Two weeks after setting forth from Croydon we finally free-wheeled into St.Nazaire on the southern coast of Brittany, somewhat short of our initial target of St.Tropez. The tandem and single bike had survived various alarms and excursions en route and we had realised that perhaps we had reached the furthest extent of our French adventure. We had given ourselves 6 weeks to complete the round journey and allowing for two weeks return (and no misadventure) we had come to the conclusion that if were to do anything but just cycle every day, get to La Rochelle (our secondary destination) only to have to return almost immediately then we needed to find somewhere to bunk down for a couple of weeks. By chance we stumbled across the St.Nazaire Youth Hostel which, in those days (mid 60’s) was situated in sand dunes behind the beach.
The “rules” of youth hostelling were few and far between but one that was mostly upheld was that visitors could stay no longer than 2 consecutive days so we had plans to sojourn at St.Nazaire for a couple of nights before moving up the Brittany peninsula and thereby hopping from hostel to hostel before making the return journey. It was our fortune that the hostel at St.Nazaire was being run by a hippy who was, shall we say, most relaxed about overstays and it seemed to us that he was running less of a hostel and more of a commune and thus it was that our two days ran into no less fourteen. Of our stay at this idyllic spot – now long demolished – I can recall very little but It seemed to involve a fair amount of falling-down water, young ladies and a 6’9” American who wandered in from who knows where. He was so tall that the fairly spartan beds couldn’t accommodate him and he spent most of the time in our one man tent which we generously set up for him in the dunes just outside the hostel. Even so, his feet were often to be seen sticking through the tent flaps.
Pat, the least linguistically accomplished of us all, managed to woo a young French lady. I cannot imagine how the relationship flowered but we supposed that her English and feminine delights were enough to overcome any of the impediments that would normally put paid to any untoward lurches and fumblings that Pat, as an eager entrant into the world of sexual fun and games while retaining all the guilt of a good Catholic youth (like all three of us all), might have put into practise. Whether or not he managed to break his duck (so to speak) was never mentioned or alluded to for the weeks we were there although the grin that was more or less permanently on his phizzog would indicate that his achievements were more concrete than the fantasy imaginings of his fellow cyclists.

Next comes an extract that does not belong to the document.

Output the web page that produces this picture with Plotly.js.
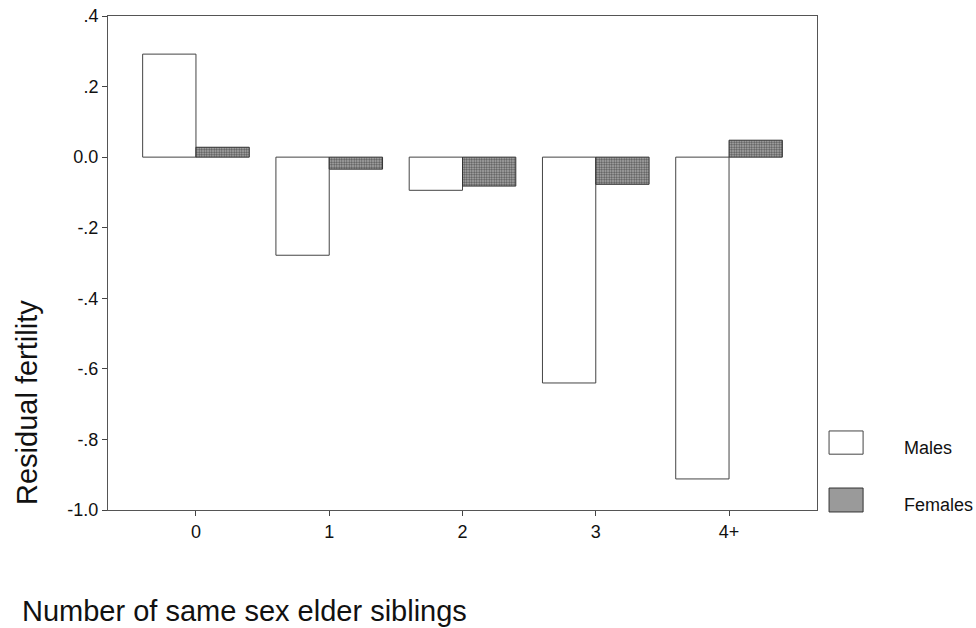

Our diet during the two weeks we were in situ in St.Nazaire varied not a jot. Ham, eggs and potato. Every day for 14 days. On occasion we would throw in peas to liven up the plate a little but otherwise our culinary skills were severely limited. I think the American guy came to our rescue on a couple of occasions and created a spaghetti bolognese which was the first time we had come across such an exotic dish.
Venturing out into the St.Nazaire estuary one day we discovered the mud flats that had so exercised the minds of the planners of the raid on the St.Nazaire dry dock in 1942. The Campbelltown had scraped its keel twice in the shallow estuary before successfully ramming the dock gates where it eventually blew up some 12 hours after (I’m sure Blown Periphery has covered this audacious raid in a post). Well, we discovered that the mud was indeed omnipresent – and rather deep. How we finally extricated ourselves from the sucking ooze is anybody’s guess but I do remember the sense of panic that arose when we had to abandon our plimsolls and head for solid land more or less crawling along on our bellies.
So, eventually, we had to leave this rather grubby oasis of a youth hostel and of the journey back to Boulogne I can recall very little except that the penultimate night of out stay found us, once again, in Blangy-sur-Bresle and, you will recall, our somewhat testing interaction with three young ladies and a drunk father armed with, we were told, a gun. Pulling up outside the youth hostel which, being NOT a Monday, was open we checked in at the desk. Who should be the caretaker of the hostel? Oh, yes, the gun toting imbiber. As he had not seen us on our first foray through the town we played the innocents and explained that this was our very first visit to France and Blangy was our first stop. We got away with it and ensured that we steered well clear of his three Siren daughters.
Pat had taken the photographs on our trip and although I remember seeing one of the three of us gathered round our bikes in St.Nazaire the whereabouts of that and all the others is now a mystery. In fact, Pat never returned to the sixth form in September to complete his A levels. He joined the merchant navy in the autumn, sailed away and was never heard from again. If he is still alive I have no idea.
I do have one souvenir of our trip though and it is to be seen at the head of this blog. While in St.Nazaire we managed to locate a small portable record player and put on the Brel single that we had purchased earlier on the trip. Flipping over the disc we found “Le Moribond”. We played it enough times for me to write out the words on a piece of paper – and I have kept it safe for 54 years. My mate Cough was Best Man at my first wedding in 1970 and although we met up very rarely over the years the memory of our cycling holiday stayed with both of us throughout the ups and downs of life. He died last year.
Adieu, Cough, je t’aimais bien tu sais.